Statement Before
the US House Judiciary Committee
“Susan B. Anthony Amendment”
December 16, 1915 — US House Judiciary Committee, Washington DC
Mr. Chairman and gentlemen of the Committee on the Judiciary:
This, I believe, is the forty-fifth year since the first introduction of the resolution of which I wish to speak, and of which the members of my association with to speak, which is popularly known throughout the country as the Susan B. Anthony amendment to the National Constitution, but which has been known by various names in Congress because of the different gentlemen who have introduced it from Congress to Congress — this resolution is the one which we have asked to have passed all these years, making an amendment to the National Constitution granting the women citizens of the United States equal political rights, and as far as the right to vote in concerned, with the male citizens of the nation. We of older days popularly know this amendment as the Sixteenth Amendment of the National Constitution. It is only recently that the name has been changed so that we could designate among ourselves, because the Sixteenth Amendment was taken by another.
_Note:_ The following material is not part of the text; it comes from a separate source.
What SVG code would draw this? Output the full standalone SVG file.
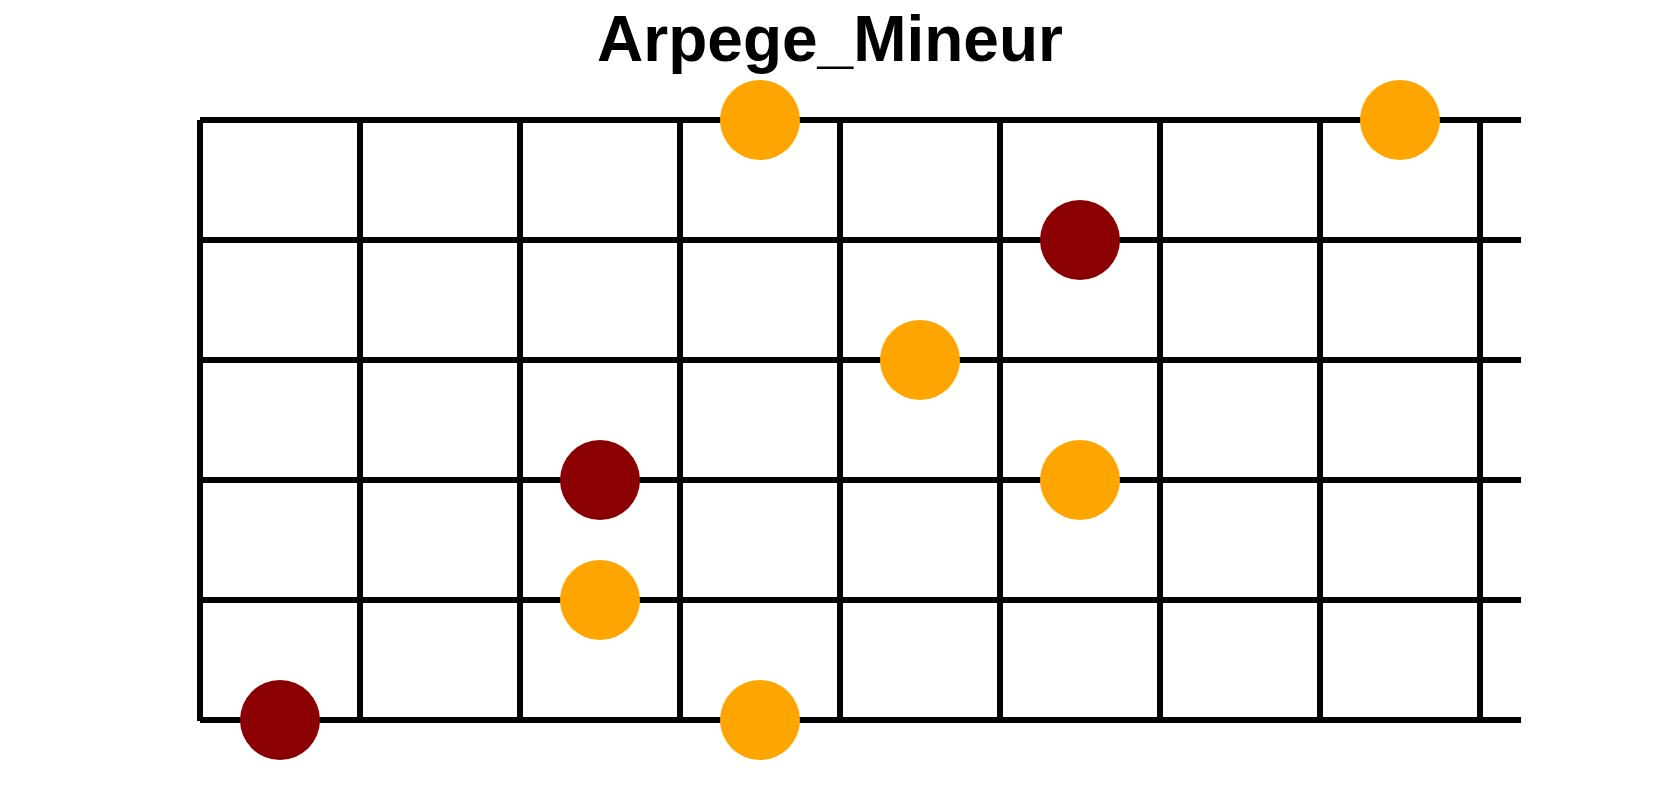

We come again this year with the same hope and same expectation which we have had in our hearts all these 45 years, and as I look over your committee and over the ladies present I find that I am the only woman alive and the only person alive who was present at the first hearing. I did not attend the very first hearing, but I am the only person alive among those who were present at the first hearing that I attended. During all these years we have been working toward this one end and aim as citizen of this great Nation of ours. We feel that we are the only class of citizens, the only sex of citizens, deprived of citizens’ rights, and being deprived of the rights of citizens deprives us of many other rights which belong to us as human beings. And because of this we are making our usual demand of this Congress, that your committee shall report to the lower House of Congress a bill asking that this amendment shall be granted by the Congress of the United States. And we hope, from the agitation which has taken place, from the education which has taken place, throughout the country that Congress is particularly impressed with the fact of the progress of our movement, and we hope that not only will the committee report our measure favorably but that it will receive a favorable action at the hands of Congress. We know that Congress is not able to grant suffrage to women; we only know that this amendment opens up the way by which it is possible for some of the States to pass it. We know that there are objections on the ground of State rights, and other objections which have been raised. But one of the difficulties which stands in our way is the fact that the constitutions of some of the States are so framed that it is absolutely impossible to amend them, and the only way by which we can hope to receive our rights as citizens, and have the power to protect and defend ourselves as other citizens do, is by an act of Congress. The process has been very long; it has been long enough; it needs to be shortened, and the shortest process by which this thing can be gained is by the passage of the amendment in the United States Congress and its submission to the legislatures of the various States, realizing, as we do, that it needs only a two-thirds vote in the Congress of the United States and a vote of three-fourths of the States in order to enact it into law.
I am not here to address you this morning on the reasons why we want this done. I only come here as one of the oldest of the suffragists, one who has labored longest, one who has devoted more years of service to this fundamental principle of freedom and justice than any woman who has ever lived has devoted to it. And I come appealing to you again. I ask that we may have a favorable report from your committee. My duties as president of the national association call me away from this meeting, and I must leave after I have introduced Mrs. Carrie Chapman Catt, the president of the International Women’s Suffrage Alliance, which body comprises 28 nations, all of whom have large organizations like our own asking for suffrage. This international body meets every four years — although I think it does meet yearly — for the purpose of reelecting its officers, and it holds a foremost place in the nations of the world. Mrs. Carrie Chapman Catt is president, and has been president from the beginnings, and as such I introduce her to-day, not only as president of the International Women’s Suffrage Alliance but as president of the New York State Suffrage Association. After Mrs. Catt has finished her address I will be compelled to leave, and I would like to have one of our officers, Mrs. James Lees Laidlaw, all from New York, take my place.